Doğum demişken,kısmetse epidural anestezi ile sezaryan olacak doğum...Aklıma geldikçe canlı canlı karnımın kesileceği, hissetmicemm ki,görmiceem ki diye kendimi telkin ediyorum ve hiştt uley sen tee kaç metrelerden yamaç paraşütü yapmış adamsın ne korkucen bundan diyip sakinleşmeye çalışıyorum....Ama korkuyoruuuumm!
Yani son olarak diiceiim o kii...dualarınızı,iyi dileklerinizi can-ı gönülden kabul ediyorum,bekliyorum!
Ve darısı tüm bebek sahibi olmak isteyen veya bekleyenlerin başına diyorum...

Yeni maceralara hazır mıyım,hazır mıyız?
Umarım :)
Bekleyin beni anacım...Bomba gibi,hatta bir bombayla dönücem İnşallah! :)

EK VE DİP NOT: Beni tüm hamileliğim boyunca yalnız bırakmayan,arayan soran,çekilmez olduğum anlarda bile çeken önce koca,sonra ana,baba ve bittabii tüm canım arkadaşlarıma buradan koca bir teşekkür etmem lazım...Dip notla olmaz aslında ama doğurayım sonra derin bir teşkür yazısı yaparız elbet!

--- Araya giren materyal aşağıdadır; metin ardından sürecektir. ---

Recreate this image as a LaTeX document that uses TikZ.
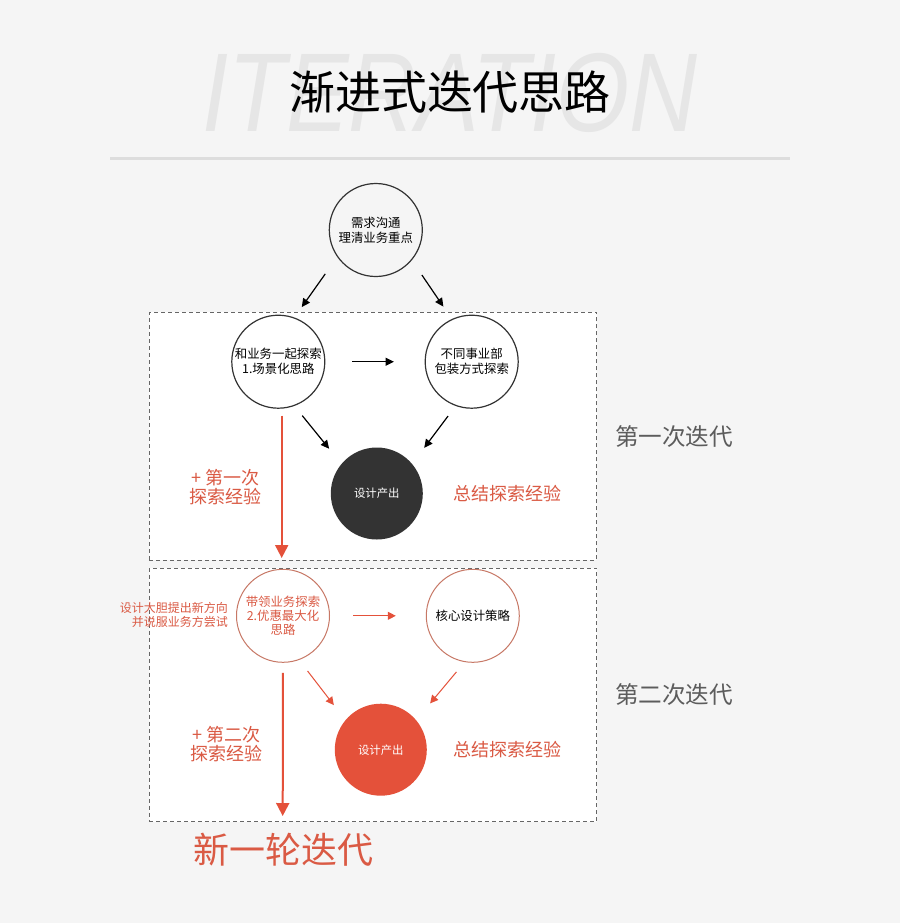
\documentclass[tikz,border=0pt]{standalone}
\usepackage{fontspec}
\setmainfont{Noto Sans CJK SC}
\newfontfamily\latinfont{Liberation Sans}
\usetikzlibrary{arrows.meta}
\definecolor{fondo}{HTML}{F5F5F5}
\definecolor{coral}{HTML}{E4513A}
\definecolor{coralTxt}{HTML}{DA5A44}
\definecolor{coralBorde}{HTML}{C77866}
\definecolor{grisLinea}{HTML}{DDDDDD}
\definecolor{grisMarca}{HTML}{E6E6E6}
\definecolor{grisTxt}{HTML}{5C5C5C}
\definecolor{oscuro}{HTML}{333333}

\begin{document}
\begin{tikzpicture}[x=0.5pt,y=-0.5pt,>=Stealth,
  paso/.style={circle,draw=oscuro,line width=.6pt,minimum size=46.5pt,inner sep=0pt,
    align=center,font=\fontsize{6.2}{7.5}\selectfont},
  pasoRojo/.style={paso,draw=coralBorde,line width=.5pt,fill=white},
  salida/.style={circle,minimum size=46pt,inner sep=0pt,text=white,font=\fontsize{5.7}{6}\selectfont},
  caja/.style={draw=gray!80!black,line width=.5pt,dash pattern=on 2pt off 1.5pt,fill=white,
    minimum width=223.7pt,inner sep=0pt,outer sep=0pt},
  flecha/.style={line width=.6pt,-{Triangle[length=4.2pt,width=4pt]}},
  flechaRoja/.style={coral,line width=.5pt,-{Triangle[length=4pt,width=4pt]}},
  flechaGrande/.style={coral,line width=1pt,-{Triangle[length=6.5pt,width=6.5pt]}},
  rotulo/.style={text=coralTxt,align=center,font=\fontsize{9}{9.5}\selectfont},
  iter/.style={text=grisTxt,font=\fontsize{11.8}{12}\selectfont}]
  % fondo y cabecera
  \fill[fondo] (0,0) rectangle (900,923);
  \node[text=grisMarca,font=\latinfont\itshape\fontsize{56}{56}\selectfont] (marca) at (450,93)
    {\scalebox{0.84}[1]{ITERATION}};
  \node[font=\fontsize{23}{23}\selectfont] (titulo) at (450,92.5) {渐进式迭代思路};
  \draw[grisLinea,line width=1.5pt] (110,158) -- (790,158);
  % las dos vueltas
  \node[caja,minimum height=123.85pt] (caja1) at (373,436.2) {};
  \node[caja,minimum height=126.85pt] (caja2) at (373,694.9) {};
  % circulos
  \node[paso] (q) at (375.8,230) {需求沟通\\理清业务重点};
  \node[paso,fill=white] (a) at (278.3,361.7) {和业务一起探索\\1.场景化思路};
  \node[paso,fill=white] (b) at (471.7,361.7) {不同事业部\\包装方式探索};
  \node[salida,fill=oscuro] (dk) at (376.8,493.5) {设计产出};
  \node[pasoRojo,text=coralTxt,font=\fontsize{6.2}{7}\selectfont] (c) at (283,615.8)
    {带领业务探索\\2.优惠最大化\\思路};
  \node[pasoRojo] (d) at (472.8,615.8) {核心设计策略};
  \node[salida,fill=coral] (rc) at (380.8,749.7) {设计产出};
  % flechas
  \draw[flecha,shorten <=10.35pt,shorten >=6.35pt] (q.215) -- (a.70);
  \draw[flecha,shorten <=8.9pt,shorten >=7.5pt] (q.320) -- (b.115);
  \draw[flecha,shorten <=13.5pt,shorten >=15.35pt] (a.east) -- (b.west);
  \draw[flecha,shorten <=6.2pt,shorten >=9.6pt] (a.290) -- (dk.140);
  \draw[flecha,shorten <=6.3pt,shorten >=9.9pt] (b.250) -- (dk.40);
  \draw[flechaRoja,shorten <=11.5pt,shorten >=15pt] (c.east) -- (d.west);
  \draw[flechaRoja,shorten <=6.95pt,shorten >=9.35pt] (c.290) -- (rc.140);
  \draw[flechaRoja,shorten <=6.4pt,shorten >=10.75pt] (d.260) -- (rc.40);
  \coordinate (fin1) at (281.7,558);
  \coordinate (fin2) at (282.7,816);
  \draw[flechaGrande,shorten <=3.4pt] ([xshift=1.7pt]a.south) -- (fin1);
  \draw[flechaGrande,shorten <=5pt] (c.south) -- (fin2);
  % textos
  \node[rotulo] (exp1) at (225.7,487) {+ 第一次\\探索经验};
  \node[rotulo] (sum1) at (507,493.3) {总结探索经验};
  \node[iter] (it1) at (674,436.7) {第一次迭代};
  \node[rotulo] (exp2) at (226.7,744.5) {+ 第二次\\探索经验};
  \node[rotulo] (sum2) at (507,749.3) {总结探索经验};
  \node[iter] (it2) at (674,695) {第二次迭代};
  \node[text=coralTxt,align=right,anchor=east,inner sep=0pt,font=\fontsize{6}{6.7}\selectfont]
    (nota) at (228.3,615) {设计大胆提出新方向\\并说服业务方尝试};
  \node[text=coralTxt,font=\fontsize{18}{18}\selectfont] (nueva) at (283.3,850) {新一轮迭代};
\end{tikzpicture}
\end{document}
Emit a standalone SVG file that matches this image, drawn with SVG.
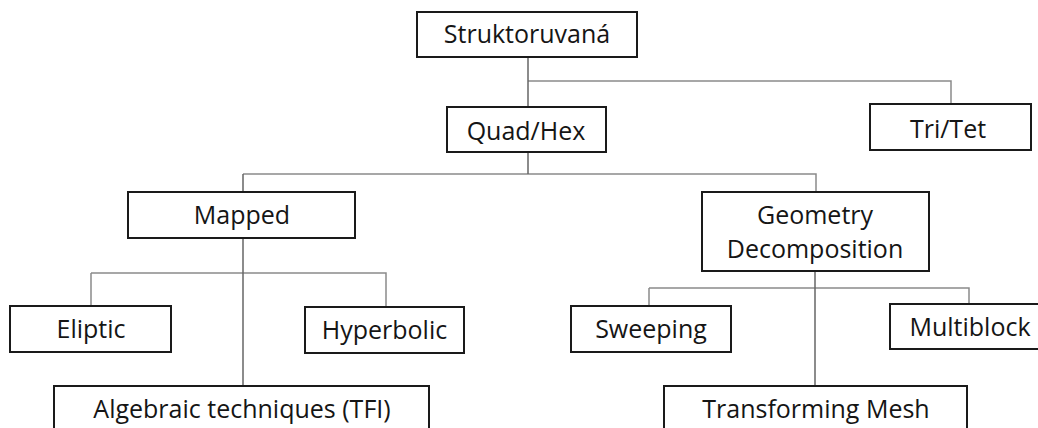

Canım arkadaşlarım derken...Blog arkadaşlarımı daha da başka yere koyuyorum...Kimileri zaten artık sürekli görüştüğüm,sesini duymazsam rahat edemediklerim oldu...Dila Naz hanıma tee hamileliğimde hediyeler alıp,şımartmaya bile başladı bu arkıdeşler...Kimileri ile yüz yüze görüşemedik ama telefonlaştık çok çok,görüşmeden bile telefonda aldığın elektrik,bırak telefonu bloglardaki kısacık yorumlarla büyüttüğün arkadaşlık hislerini anlatmak yetmez...Kimi mailler attı,yorumlar bıraktı...dedim ya kimi ile telefonda kikirdeştik,bebe doğunca kısmet olacak buluşmamız diye de ekledik...İşte bunlardan bazısı beni ağlattı hatta bazen!İzmirden geldi biri mesela,yüzünü göremedim ama o gülen gözlerinin seçtiği battaniyesi oldu kızımın...Bir tanesi daha yakın oturuyordu ama onunla da görüşemedik...o da bu hafta beni sıkı ağlattı,neler düşünüp almış kızıma...ve üstüne üstlük kızımıza özel kart bile yazmış bu teyzesi...Valla şimdiden söyliim kendisine ve oğluna kayınvalide ve damat olması için talip olabilirim:)kızıma böyle kayınvalideye can kurban şekerim!
İşte buradan herkesi,tüm dostlarımı,şu satırları okuyan ve iyi dileklerini içinden geçiren,yüreğinin güzelliği gözlerinden okunabilen herkesi öpüyor,teşekkür ediyor...tüm güzelliklerin hepimizin yanında olmasını diliyorum!